* TASK OBJECTIVE *
Type out the complete listing below word for word, without its pictures.

***

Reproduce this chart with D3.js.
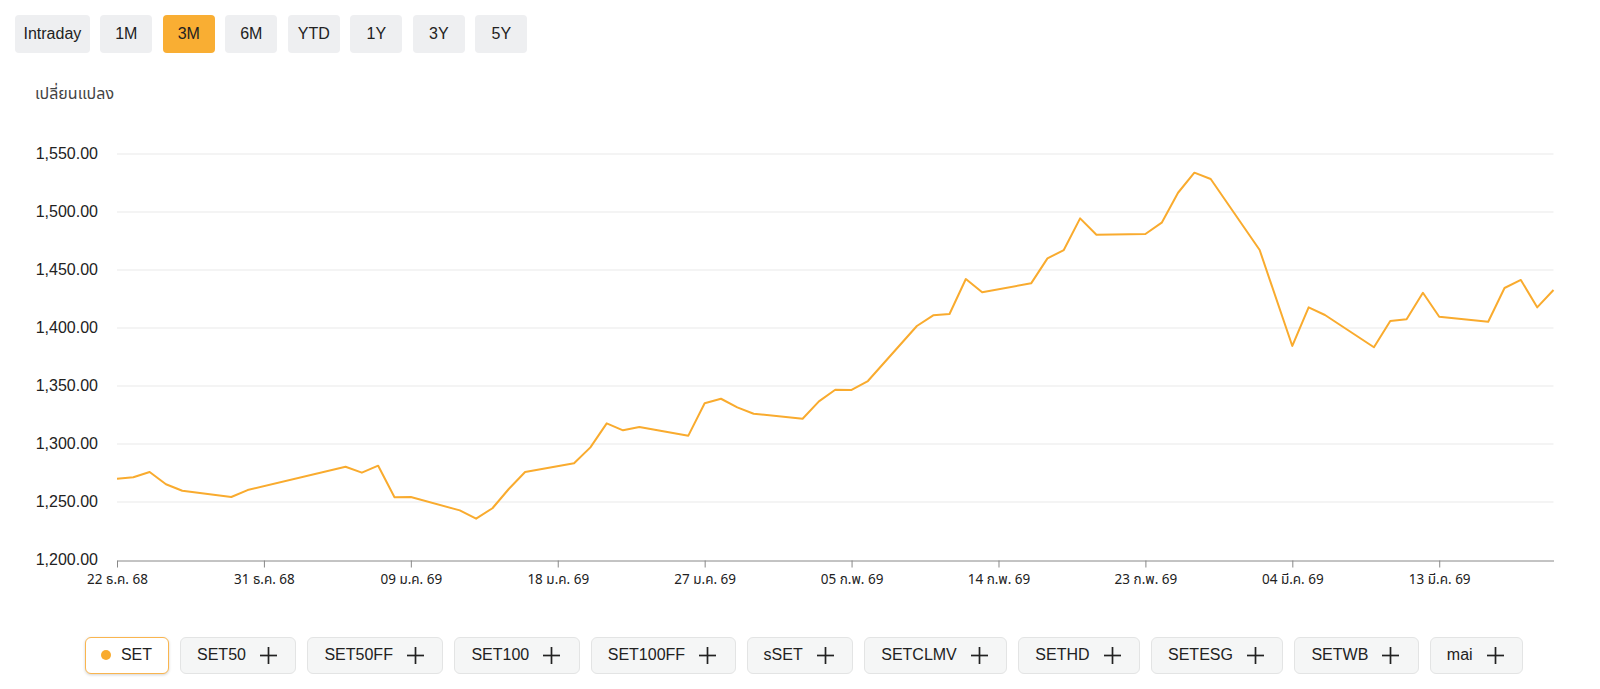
<!DOCTYPE html>
<html>
<head>
<meta charset="utf-8">
<script src="https://cdn.jsdelivr.net/npm/d3@7"></script>
<style>
  html, body { margin: 0; padding: 0; background: #fff; }
  body { width: 1600px; height: 689px; position: relative; overflow: hidden; font-family: "Liberation Sans", Arial, Helvetica, sans-serif; color: #222; }
  #periods { position: absolute; left: 15px; top: 14.5px; display: flex; gap: 10.5px; }
  .pbtn { height: 38px; line-height: 38px; min-width: 52px; padding: 0 7px; box-sizing: border-box; text-align: center; background: #eeeff1; border-radius: 4px; font-size: 16px; color: #222; }
  .pbtn.first { padding: 0 8.5px; }
  .pbtn.active { background: #f9ae33; }
  #ylabel { position: absolute; left: 35px; top: 82px; font-size: 16px; color: #444; font-family: "Noto Sans", "Noto Sans Thai", Tahoma, sans-serif; }
  svg { position: absolute; left: 0; top: 0; }
  #legend { position: absolute; left: 8px; right: 0; top: 636.5px; display: flex; justify-content: center; gap: 11px; }
  .lbtn { height: 37px; box-sizing: border-box; display: flex; align-items: center; padding: 0 18.5px 0 16px; background: #f5f6f6; border: 1px solid #e3e4e4; border-radius: 6px; font-size: 16px; color: #222; }
  .lbtn .plus { margin-left: 14px; width: 17px; height: 17px; }
  .lbtn.active { background: #fff; border-color: #f9b54f; box-shadow: 0 1px 3px rgba(0,0,0,0.18); padding: 0 16px 0 15px; }
  .lbtn .dot { width: 10px; height: 10px; border-radius: 50%; background: #f9ab2e; margin-right: 10px; }
</style>
</head>
<body>
<div id="periods"></div>
<div id="ylabel">เปลี่ยนแปลง</div>
<svg id="chart" width="1600" height="689"></svg>
<div id="legend"></div>
<script>
// ---- data ----
const periods = ["Intraday", "1M", "3M", "6M", "YTD", "1Y", "3Y", "5Y"];
const activePeriod = "3M";
const indices = ["SET", "SET50", "SET50FF", "SET100", "SET100FF", "sSET", "SETCLMV", "SETHD", "SETESG", "SETWB", "mai"];
const activeIndex = "SET";

const dates = [
  "2025-12-22","2025-12-23","2025-12-24","2025-12-25","2025-12-26","2025-12-29","2025-12-30",
  "2026-01-05","2026-01-06","2026-01-07","2026-01-08","2026-01-09",
  "2026-01-12","2026-01-13","2026-01-14","2026-01-15","2026-01-16",
  "2026-01-19","2026-01-20","2026-01-21","2026-01-22","2026-01-23",
  "2026-01-26","2026-01-27","2026-01-28","2026-01-29","2026-01-30",
  "2026-02-02","2026-02-03","2026-02-04","2026-02-05","2026-02-06",
  "2026-02-09","2026-02-10","2026-02-11","2026-02-12","2026-02-13",
  "2026-02-16","2026-02-17","2026-02-18","2026-02-19","2026-02-20",
  "2026-02-23","2026-02-24","2026-02-25","2026-02-26","2026-02-27",
  "2026-03-02","2026-03-04","2026-03-05","2026-03-06",
  "2026-03-09","2026-03-10","2026-03-11","2026-03-12","2026-03-13",
  "2026-03-16","2026-03-17","2026-03-18","2026-03-19","2026-03-20"
];
const setValues = [
  1270.1,1271.3,1275.9,1265.3,1259.7,1254.3,1260.3,
  1280.4,1275.3,1281.3,1254.1,1254.3,
  1242.8,1235.6,1244.6,1261.2,1275.9,
  1283.4,1297.1,1317.8,1311.8,1314.6,
  1307.2,1335.1,1339.0,1331.6,1326.1,
  1321.8,1336.8,1346.8,1346.6,1354.3,
  1401.7,1410.9,1412.1,1442.2,1430.8,
  1438.5,1460.0,1467.2,1494.5,1480.4,
  1481.0,1490.8,1516.6,1533.9,1528.4,
  1467.2,1384.5,1417.8,1411.2,
  1383.4,1406.0,1407.5,1430.4,1409.7,
  1405.4,1434.5,1441.4,1417.8,1432.8
];
const xDomain = ["2025-12-22", "2026-03-20"];
const xTickDates = ["2025-12-22","2025-12-31","2026-01-09","2026-01-18","2026-01-27","2026-02-05","2026-02-14","2026-02-23","2026-03-04","2026-03-13"];
const xTickLabels = ["22 ธ.ค. 68","31 ธ.ค. 68","09 ม.ค. 69","18 ม.ค. 69","27 ม.ค. 69","05 ก.พ. 69","14 ก.พ. 69","23 ก.พ. 69","04 มี.ค. 69","13 มี.ค. 69"];
const yTicks = [1200, 1250, 1300, 1350, 1400, 1450, 1500, 1550];

// ---- buttons ----
d3.select("#periods").selectAll("div").data(periods).join("div")
  .attr("class", (d, i) => "pbtn" + (i === 0 ? " first" : "") + (d === activePeriod ? " active" : ""))
  .text(d => d);

const lb = d3.select("#legend").selectAll("div").data(indices).join("div")
  .attr("class", d => "lbtn" + (d === activeIndex ? " active" : ""));
lb.each(function(d) {
  const el = d3.select(this);
  if (d === activeIndex) {
    el.append("span").attr("class", "dot");
    el.append("span").text(d);
  } else {
    el.append("span").text(d);
    const s = el.append("svg").attr("class", "plus").attr("viewBox", "0 0 17 17").style("position", "static");
    s.append("line").attr("x1", 0).attr("x2", 17).attr("y1", 8.5).attr("y2", 8.5).attr("stroke", "#222").attr("stroke-width", 1.7);
    s.append("line").attr("y1", 0).attr("y2", 17).attr("x1", 8.5).attr("x2", 8.5).attr("stroke", "#222").attr("stroke-width", 1.7);
  }
});

// ---- chart ----
const parse = d3.utcParse("%Y-%m-%d");
const svg = d3.select("#chart");
const x = d3.scaleUtc().domain(xDomain.map(parse)).range([117, 1553.5]);
const y = d3.scaleLinear().domain([1200, 1550]).range([560, 154]);

// gridlines
svg.append("g").selectAll("line").data(yTicks.filter(v => v > 1200)).join("line")
  .attr("x1", x.range()[0]).attr("x2", x.range()[1])
  .attr("y1", d => y(d)).attr("y2", d => y(d))
  .attr("stroke", "#e9e9e9").attr("stroke-width", 1);

// y labels
const yAxis = d3.axisLeft(y).tickValues(yTicks).tickFormat(d3.format(",.2f")).tickSize(0).tickPadding(0);
const yg = svg.append("g").attr("transform", "translate(98,0)").call(yAxis);
yg.select(".domain").remove();
yg.selectAll("text").attr("font-size", 16).attr("fill", "#222")
  .attr("font-family", "'Liberation Sans', Arial, sans-serif").attr("dy", "0.3em");

// x axis
const xAxis = d3.axisBottom(x).tickValues(xTickDates.map(parse))
  .tickFormat((d, i) => xTickLabels[i]).tickSizeInner(7).tickSizeOuter(0).tickPadding(7);
const xg = svg.append("g").attr("transform", "translate(0,560.5)").call(xAxis);
xg.select(".domain").attr("stroke", "#888");
xg.selectAll(".tick line").attr("stroke", "#888");
xg.selectAll("text").attr("font-size", 13.5).attr("fill", "#222")
  .attr("font-family", "'Noto Sans Thai', Tahoma, 'Noto Sans', sans-serif");

// line
const pts = dates.map((d, i) => ({ date: parse(d), value: setValues[i] }));
const line = d3.line().x(d => x(d.date)).y(d => y(d.value));
svg.append("path").datum(pts)
  .attr("d", line).attr("fill", "none")
  .attr("stroke", "#f9ab2e").attr("stroke-width", 2).attr("stroke-linejoin", "round");
</script>
</body>
</html>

***

* EXERCISE RESPONSE *
Reproduce this chart with D3.js.
<!DOCTYPE html>
<html>
<head>
<meta charset="utf-8">
<script src="https://cdn.jsdelivr.net/npm/d3@7"></script>
<style>
  html, body { margin: 0; padding: 0; background: #fff; }
  body { width: 1600px; height: 689px; position: relative; overflow: hidden; font-family: "Liberation Sans", Arial, Helvetica, sans-serif; color: #222; }
  #periods { position: absolute; left: 15px; top: 14.5px; display: flex; gap: 10.5px; }
  .pbtn { height: 38px; line-height: 38px; min-width: 52px; padding: 0 7px; box-sizing: border-box; text-align: center; background: #eeeff1; border-radius: 4px; font-size: 16px; color: #222; }
  .pbtn.first { padding: 0 8.5px; }
  .pbtn.active { background: #f9ae33; }
  #ylabel { position: absolute; left: 35px; top: 82px; font-size: 16px; color: #444; font-family: "Noto Sans", "Noto Sans Thai", Tahoma, sans-serif; }
  svg { position: absolute; left: 0; top: 0; }
  #legend { position: absolute; left: 8px; right: 0; top: 636.5px; display: flex; justify-content: center; gap: 11px; }
  .lbtn { height: 37px; box-sizing: border-box; display: flex; align-items: center; padding: 0 18.5px 0 16px; background: #f5f6f6; border: 1px solid #e3e4e4; border-radius: 6px; font-size: 16px; color: #222; }
  .lbtn .plus { margin-left: 14px; width: 17px; height: 17px; }
  .lbtn.active { background: #fff; border-color: #f9b54f; box-shadow: 0 1px 3px rgba(0,0,0,0.18); padding: 0 16px 0 15px; }
  .lbtn .dot { width: 10px; height: 10px; border-radius: 50%; background: #f9ab2e; margin-right: 10px; }
</style>
</head>
<body>
<div id="periods"></div>
<div id="ylabel">เปลี่ยนแปลง</div>
<svg id="chart" width="1600" height="689"></svg>
<div id="legend"></div>
<script>
// ---- data ----
const periods = ["Intraday", "1M", "3M", "6M", "YTD", "1Y", "3Y", "5Y"];
const activePeriod = "3M";
const indices = ["SET", "SET50", "SET50FF", "SET100", "SET100FF", "sSET", "SETCLMV", "SETHD", "SETESG", "SETWB", "mai"];
const activeIndex = "SET";

const dates = [
  "2025-12-22","2025-12-23","2025-12-24","2025-12-25","2025-12-26","2025-12-29","2025-12-30",
  "2026-01-05","2026-01-06","2026-01-07","2026-01-08","2026-01-09",
  "2026-01-12","2026-01-13","2026-01-14","2026-01-15","2026-01-16",
  "2026-01-19","2026-01-20","2026-01-21","2026-01-22","2026-01-23",
  "2026-01-26","2026-01-27","2026-01-28","2026-01-29","2026-01-30",
  "2026-02-02","2026-02-03","2026-02-04","2026-02-05","2026-02-06",
  "2026-02-09","2026-02-10","2026-02-11","2026-02-12","2026-02-13",
  "2026-02-16","2026-02-17","2026-02-18","2026-02-19","2026-02-20",
  "2026-02-23","2026-02-24","2026-02-25","2026-02-26","2026-02-27",
  "2026-03-02","2026-03-04","2026-03-05","2026-03-06",
  "2026-03-09","2026-03-10","2026-03-11","2026-03-12","2026-03-13",
  "2026-03-16","2026-03-17","2026-03-18","2026-03-19","2026-03-20"
];
const setValues = [
  1270.1,1271.3,1275.9,1265.3,1259.7,1254.3,1260.3,
  1280.4,1275.3,1281.3,1254.1,1254.3,
  1242.8,1235.6,1244.6,1261.2,1275.9,
  1283.4,1297.1,1317.8,1311.8,1314.6,
  1307.2,1335.1,1339.0,1331.6,1326.1,
  1321.8,1336.8,1346.8,1346.6,1354.3,
  1401.7,1410.9,1412.1,1442.2,1430.8,
  1438.5,1460.0,1467.2,1494.5,1480.4,
  1481.0,1490.8,1516.6,1533.9,1528.4,
  1467.2,1384.5,1417.8,1411.2,
  1383.4,1406.0,1407.5,1430.4,1409.7,
  1405.4,1434.5,1441.4,1417.8,1432.8
];
const xDomain = ["2025-12-22", "2026-03-20"];
const xTickDates = ["2025-12-22","2025-12-31","2026-01-09","2026-01-18","2026-01-27","2026-02-05","2026-02-14","2026-02-23","2026-03-04","2026-03-13"];
const xTickLabels = ["22 ธ.ค. 68","31 ธ.ค. 68","09 ม.ค. 69","18 ม.ค. 69","27 ม.ค. 69","05 ก.พ. 69","14 ก.พ. 69","23 ก.พ. 69","04 มี.ค. 69","13 มี.ค. 69"];
const yTicks = [1200, 1250, 1300, 1350, 1400, 1450, 1500, 1550];

// ---- buttons ----
d3.select("#periods").selectAll("div").data(periods).join("div")
  .attr("class", (d, i) => "pbtn" + (i === 0 ? " first" : "") + (d === activePeriod ? " active" : ""))
  .text(d => d);

const lb = d3.select("#legend").selectAll("div").data(indices).join("div")
  .attr("class", d => "lbtn" + (d === activeIndex ? " active" : ""));
lb.each(function(d) {
  const el = d3.select(this);
  if (d === activeIndex) {
    el.append("span").attr("class", "dot");
    el.append("span").text(d);
  } else {
    el.append("span").text(d);
    const s = el.append("svg").attr("class", "plus").attr("viewBox", "0 0 17 17").style("position", "static");
    s.append("line").attr("x1", 0).attr("x2", 17).attr("y1", 8.5).attr("y2", 8.5).attr("stroke", "#222").attr("stroke-width", 1.7);
    s.append("line").attr("y1", 0).attr("y2", 17).attr("x1", 8.5).attr("x2", 8.5).attr("stroke", "#222").attr("stroke-width", 1.7);
  }
});

// ---- chart ----
const parse = d3.utcParse("%Y-%m-%d");
const svg = d3.select("#chart");
const x = d3.scaleUtc().domain(xDomain.map(parse)).range([117, 1553.5]);
const y = d3.scaleLinear().domain([1200, 1550]).range([560, 154]);

// gridlines
svg.append("g").selectAll("line").data(yTicks.filter(v => v > 1200)).join("line")
  .attr("x1", x.range()[0]).attr("x2", x.range()[1])
  .attr("y1", d => y(d)).attr("y2", d => y(d))
  .attr("stroke", "#e9e9e9").attr("stroke-width", 1);

// y labels
const yAxis = d3.axisLeft(y).tickValues(yTicks).tickFormat(d3.format(",.2f")).tickSize(0).tickPadding(0);
const yg = svg.append("g").attr("transform", "translate(98,0)").call(yAxis);
yg.select(".domain").remove();
yg.selectAll("text").attr("font-size", 16).attr("fill", "#222")
  .attr("font-family", "'Liberation Sans', Arial, sans-serif").attr("dy", "0.3em");

// x axis
const xAxis = d3.axisBottom(x).tickValues(xTickDates.map(parse))
  .tickFormat((d, i) => xTickLabels[i]).tickSizeInner(7).tickSizeOuter(0).tickPadding(7);
const xg = svg.append("g").attr("transform", "translate(0,560.5)").call(xAxis);
xg.select(".domain").attr("stroke", "#888");
xg.selectAll(".tick line").attr("stroke", "#888");
xg.selectAll("text").attr("font-size", 13.5).attr("fill", "#222")
  .attr("font-family", "'Noto Sans Thai', Tahoma, 'Noto Sans', sans-serif");

// line
const pts = dates.map((d, i) => ({ date: parse(d), value: setValues[i] }));
const line = d3.line().x(d => x(d.date)).y(d => y(d.value));
svg.append("path").datum(pts)
  .attr("d", line).attr("fill", "none")
  .attr("stroke", "#f9ab2e").attr("stroke-width", 2).attr("stroke-linejoin", "round");
</script>
</body>
</html>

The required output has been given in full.